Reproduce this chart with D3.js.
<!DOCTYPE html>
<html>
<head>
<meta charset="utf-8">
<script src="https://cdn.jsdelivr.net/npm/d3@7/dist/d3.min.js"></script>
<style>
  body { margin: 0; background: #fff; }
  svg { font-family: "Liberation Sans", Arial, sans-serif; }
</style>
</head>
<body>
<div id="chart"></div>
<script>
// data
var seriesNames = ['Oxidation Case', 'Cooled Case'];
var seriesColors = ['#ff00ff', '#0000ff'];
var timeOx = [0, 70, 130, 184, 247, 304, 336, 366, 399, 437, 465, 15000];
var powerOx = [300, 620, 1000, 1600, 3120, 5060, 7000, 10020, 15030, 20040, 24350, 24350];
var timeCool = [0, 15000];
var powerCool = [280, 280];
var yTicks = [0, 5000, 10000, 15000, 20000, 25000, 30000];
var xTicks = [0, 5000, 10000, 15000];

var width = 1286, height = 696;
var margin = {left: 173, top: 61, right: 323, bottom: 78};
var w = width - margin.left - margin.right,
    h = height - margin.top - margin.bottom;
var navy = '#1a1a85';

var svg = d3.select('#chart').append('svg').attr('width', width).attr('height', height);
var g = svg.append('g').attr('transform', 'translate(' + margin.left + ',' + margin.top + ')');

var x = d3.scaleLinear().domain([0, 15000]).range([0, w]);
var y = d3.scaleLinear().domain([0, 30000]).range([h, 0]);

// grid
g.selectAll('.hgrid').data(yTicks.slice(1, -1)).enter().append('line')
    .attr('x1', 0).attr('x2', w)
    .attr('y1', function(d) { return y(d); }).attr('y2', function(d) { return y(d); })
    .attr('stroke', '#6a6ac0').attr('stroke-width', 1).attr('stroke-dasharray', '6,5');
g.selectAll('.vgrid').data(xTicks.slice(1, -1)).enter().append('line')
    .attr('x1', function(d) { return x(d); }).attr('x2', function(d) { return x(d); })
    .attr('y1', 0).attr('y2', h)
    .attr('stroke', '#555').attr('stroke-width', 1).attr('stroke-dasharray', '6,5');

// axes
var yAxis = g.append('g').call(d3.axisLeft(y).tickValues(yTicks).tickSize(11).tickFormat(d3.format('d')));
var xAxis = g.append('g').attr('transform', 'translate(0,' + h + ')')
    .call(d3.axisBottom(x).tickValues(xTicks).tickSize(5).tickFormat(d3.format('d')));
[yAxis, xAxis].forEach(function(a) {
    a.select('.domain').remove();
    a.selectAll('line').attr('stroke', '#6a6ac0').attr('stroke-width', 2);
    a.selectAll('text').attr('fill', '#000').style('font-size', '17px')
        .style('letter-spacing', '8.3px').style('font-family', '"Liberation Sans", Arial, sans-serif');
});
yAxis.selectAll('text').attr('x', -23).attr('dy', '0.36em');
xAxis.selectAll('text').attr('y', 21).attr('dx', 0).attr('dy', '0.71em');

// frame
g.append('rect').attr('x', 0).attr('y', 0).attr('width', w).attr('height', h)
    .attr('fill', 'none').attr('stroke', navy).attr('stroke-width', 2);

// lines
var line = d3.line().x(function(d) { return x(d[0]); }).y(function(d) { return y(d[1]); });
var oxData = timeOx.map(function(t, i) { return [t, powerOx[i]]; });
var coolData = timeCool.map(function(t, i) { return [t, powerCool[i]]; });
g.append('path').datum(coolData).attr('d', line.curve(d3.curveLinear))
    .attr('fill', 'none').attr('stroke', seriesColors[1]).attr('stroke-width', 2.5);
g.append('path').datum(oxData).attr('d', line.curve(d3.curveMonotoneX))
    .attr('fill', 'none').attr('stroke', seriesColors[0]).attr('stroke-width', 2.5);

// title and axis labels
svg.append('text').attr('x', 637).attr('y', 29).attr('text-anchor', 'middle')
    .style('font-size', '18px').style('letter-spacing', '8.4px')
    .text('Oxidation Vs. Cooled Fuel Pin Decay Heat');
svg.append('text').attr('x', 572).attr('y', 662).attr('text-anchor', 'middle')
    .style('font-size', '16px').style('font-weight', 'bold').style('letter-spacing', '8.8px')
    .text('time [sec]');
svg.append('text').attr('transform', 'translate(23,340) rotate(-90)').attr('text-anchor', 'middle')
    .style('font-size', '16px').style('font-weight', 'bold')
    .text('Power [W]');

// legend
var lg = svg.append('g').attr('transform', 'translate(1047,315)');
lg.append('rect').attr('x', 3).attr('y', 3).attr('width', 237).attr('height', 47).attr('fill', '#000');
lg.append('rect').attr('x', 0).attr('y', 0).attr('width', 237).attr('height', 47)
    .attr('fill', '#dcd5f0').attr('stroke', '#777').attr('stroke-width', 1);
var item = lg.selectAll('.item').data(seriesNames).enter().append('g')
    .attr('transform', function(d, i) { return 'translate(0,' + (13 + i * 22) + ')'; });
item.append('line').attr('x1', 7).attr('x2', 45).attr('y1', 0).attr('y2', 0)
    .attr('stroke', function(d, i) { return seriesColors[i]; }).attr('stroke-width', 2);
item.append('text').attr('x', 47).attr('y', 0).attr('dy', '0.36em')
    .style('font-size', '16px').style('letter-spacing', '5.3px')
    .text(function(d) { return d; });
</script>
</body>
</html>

★ ★ ★ ★ ★

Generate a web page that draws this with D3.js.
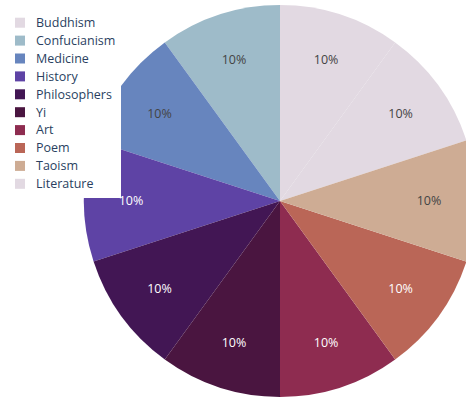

★ ★ ★ ★ ★

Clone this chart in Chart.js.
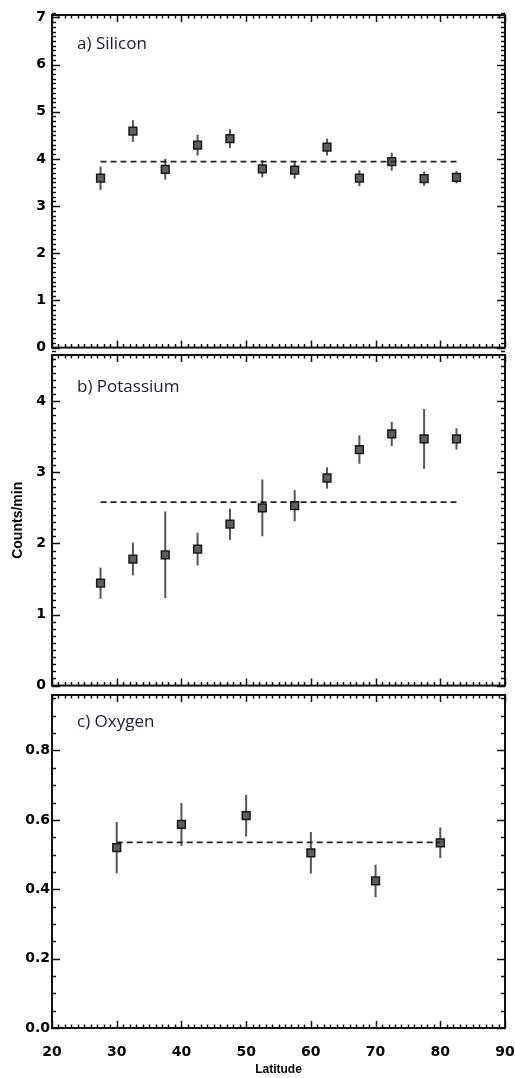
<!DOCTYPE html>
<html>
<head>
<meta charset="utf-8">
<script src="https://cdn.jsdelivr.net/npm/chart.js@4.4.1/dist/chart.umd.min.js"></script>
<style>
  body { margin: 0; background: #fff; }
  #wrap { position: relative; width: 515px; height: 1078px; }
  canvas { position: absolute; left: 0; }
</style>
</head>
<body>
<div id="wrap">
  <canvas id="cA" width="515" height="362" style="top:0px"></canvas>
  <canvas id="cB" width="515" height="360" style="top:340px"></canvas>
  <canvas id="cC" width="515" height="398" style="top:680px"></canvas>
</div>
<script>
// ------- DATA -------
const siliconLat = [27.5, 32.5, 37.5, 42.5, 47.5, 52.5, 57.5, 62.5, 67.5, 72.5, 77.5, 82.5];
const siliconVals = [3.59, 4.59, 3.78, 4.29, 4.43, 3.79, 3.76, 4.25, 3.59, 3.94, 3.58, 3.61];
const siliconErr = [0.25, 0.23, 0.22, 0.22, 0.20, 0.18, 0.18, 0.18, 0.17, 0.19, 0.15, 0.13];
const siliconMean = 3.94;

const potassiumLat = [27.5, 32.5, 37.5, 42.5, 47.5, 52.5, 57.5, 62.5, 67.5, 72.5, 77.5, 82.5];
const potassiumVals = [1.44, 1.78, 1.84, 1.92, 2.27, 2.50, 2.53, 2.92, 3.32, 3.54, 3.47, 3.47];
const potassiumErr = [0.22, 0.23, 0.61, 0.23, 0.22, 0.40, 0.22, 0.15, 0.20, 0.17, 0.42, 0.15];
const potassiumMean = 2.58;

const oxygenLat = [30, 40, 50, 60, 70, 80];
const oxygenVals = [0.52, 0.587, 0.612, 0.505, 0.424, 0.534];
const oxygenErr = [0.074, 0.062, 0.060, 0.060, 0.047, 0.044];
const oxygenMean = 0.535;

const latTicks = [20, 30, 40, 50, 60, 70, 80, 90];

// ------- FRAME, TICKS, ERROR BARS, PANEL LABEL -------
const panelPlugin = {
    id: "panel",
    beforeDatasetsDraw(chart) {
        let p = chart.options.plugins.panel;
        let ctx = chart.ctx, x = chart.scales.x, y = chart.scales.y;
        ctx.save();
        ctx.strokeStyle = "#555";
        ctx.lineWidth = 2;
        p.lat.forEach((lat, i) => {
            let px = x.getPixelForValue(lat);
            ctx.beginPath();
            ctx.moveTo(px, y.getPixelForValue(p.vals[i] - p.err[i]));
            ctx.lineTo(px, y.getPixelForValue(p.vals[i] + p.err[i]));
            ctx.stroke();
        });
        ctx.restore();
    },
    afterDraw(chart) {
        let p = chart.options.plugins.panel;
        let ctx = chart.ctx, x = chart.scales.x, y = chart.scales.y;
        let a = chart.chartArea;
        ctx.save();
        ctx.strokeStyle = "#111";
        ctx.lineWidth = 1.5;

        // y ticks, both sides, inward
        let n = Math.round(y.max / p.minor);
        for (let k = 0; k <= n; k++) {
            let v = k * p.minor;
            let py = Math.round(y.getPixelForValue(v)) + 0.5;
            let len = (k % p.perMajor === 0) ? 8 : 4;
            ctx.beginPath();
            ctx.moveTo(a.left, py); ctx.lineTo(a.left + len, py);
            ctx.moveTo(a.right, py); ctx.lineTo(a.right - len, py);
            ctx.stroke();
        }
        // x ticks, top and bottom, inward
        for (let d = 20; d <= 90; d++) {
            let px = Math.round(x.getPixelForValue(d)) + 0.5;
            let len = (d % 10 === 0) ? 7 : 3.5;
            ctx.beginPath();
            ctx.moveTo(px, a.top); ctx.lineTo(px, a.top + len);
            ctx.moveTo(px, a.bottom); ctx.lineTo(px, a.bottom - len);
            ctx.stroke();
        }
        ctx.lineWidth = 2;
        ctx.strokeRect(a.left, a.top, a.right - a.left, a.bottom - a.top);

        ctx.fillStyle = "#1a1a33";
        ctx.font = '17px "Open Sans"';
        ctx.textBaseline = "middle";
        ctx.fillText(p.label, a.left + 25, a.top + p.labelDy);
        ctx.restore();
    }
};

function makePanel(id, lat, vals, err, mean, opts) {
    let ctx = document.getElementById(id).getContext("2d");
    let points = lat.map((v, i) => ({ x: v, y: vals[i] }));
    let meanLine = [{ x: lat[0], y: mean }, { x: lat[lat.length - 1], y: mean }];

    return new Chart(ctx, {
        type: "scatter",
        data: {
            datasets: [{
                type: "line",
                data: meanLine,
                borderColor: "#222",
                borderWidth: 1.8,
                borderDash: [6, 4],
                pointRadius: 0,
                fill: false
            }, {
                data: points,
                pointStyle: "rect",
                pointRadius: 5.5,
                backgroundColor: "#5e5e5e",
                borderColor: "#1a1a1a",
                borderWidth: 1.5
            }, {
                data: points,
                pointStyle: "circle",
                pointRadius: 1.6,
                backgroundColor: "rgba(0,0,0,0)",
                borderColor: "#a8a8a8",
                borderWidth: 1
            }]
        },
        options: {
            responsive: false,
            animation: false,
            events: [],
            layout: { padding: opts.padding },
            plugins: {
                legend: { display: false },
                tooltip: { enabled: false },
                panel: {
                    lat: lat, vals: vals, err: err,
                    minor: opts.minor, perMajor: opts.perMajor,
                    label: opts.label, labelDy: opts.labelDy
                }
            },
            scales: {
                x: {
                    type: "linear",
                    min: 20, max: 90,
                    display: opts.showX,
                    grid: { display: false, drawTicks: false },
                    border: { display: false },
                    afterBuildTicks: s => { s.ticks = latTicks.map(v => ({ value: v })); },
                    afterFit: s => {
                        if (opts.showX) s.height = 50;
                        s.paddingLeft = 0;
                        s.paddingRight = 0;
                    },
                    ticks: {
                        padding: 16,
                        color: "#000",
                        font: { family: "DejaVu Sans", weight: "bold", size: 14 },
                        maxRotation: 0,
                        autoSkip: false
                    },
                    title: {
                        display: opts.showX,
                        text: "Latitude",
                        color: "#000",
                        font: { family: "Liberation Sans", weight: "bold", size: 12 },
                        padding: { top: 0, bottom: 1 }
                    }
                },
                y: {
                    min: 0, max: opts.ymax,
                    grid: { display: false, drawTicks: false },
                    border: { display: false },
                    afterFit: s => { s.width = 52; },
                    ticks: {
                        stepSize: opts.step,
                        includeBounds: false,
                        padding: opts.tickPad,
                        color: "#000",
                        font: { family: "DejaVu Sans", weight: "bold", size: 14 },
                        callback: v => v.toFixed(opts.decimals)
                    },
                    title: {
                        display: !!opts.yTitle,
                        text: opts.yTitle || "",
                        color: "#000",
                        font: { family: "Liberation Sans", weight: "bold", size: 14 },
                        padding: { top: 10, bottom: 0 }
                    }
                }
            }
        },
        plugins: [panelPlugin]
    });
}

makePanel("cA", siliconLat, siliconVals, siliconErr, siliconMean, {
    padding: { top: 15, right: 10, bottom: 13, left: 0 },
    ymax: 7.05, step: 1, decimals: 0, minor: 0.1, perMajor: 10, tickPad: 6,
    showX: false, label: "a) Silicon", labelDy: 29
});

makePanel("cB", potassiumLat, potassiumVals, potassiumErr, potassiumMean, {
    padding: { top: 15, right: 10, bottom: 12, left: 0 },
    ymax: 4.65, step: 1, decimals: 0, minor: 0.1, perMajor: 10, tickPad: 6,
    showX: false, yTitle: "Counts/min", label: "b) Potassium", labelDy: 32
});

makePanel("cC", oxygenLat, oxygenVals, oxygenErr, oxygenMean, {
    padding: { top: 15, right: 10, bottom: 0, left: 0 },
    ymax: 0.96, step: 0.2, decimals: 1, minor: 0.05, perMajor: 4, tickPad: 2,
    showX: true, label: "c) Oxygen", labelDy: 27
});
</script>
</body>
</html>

★ ★ ★ ★ ★

What you will do: Return each line of the listing that holds the string "with".

Response to this task:
Reproduce this chart with D3.js.
Generate a web page that draws this with D3.js.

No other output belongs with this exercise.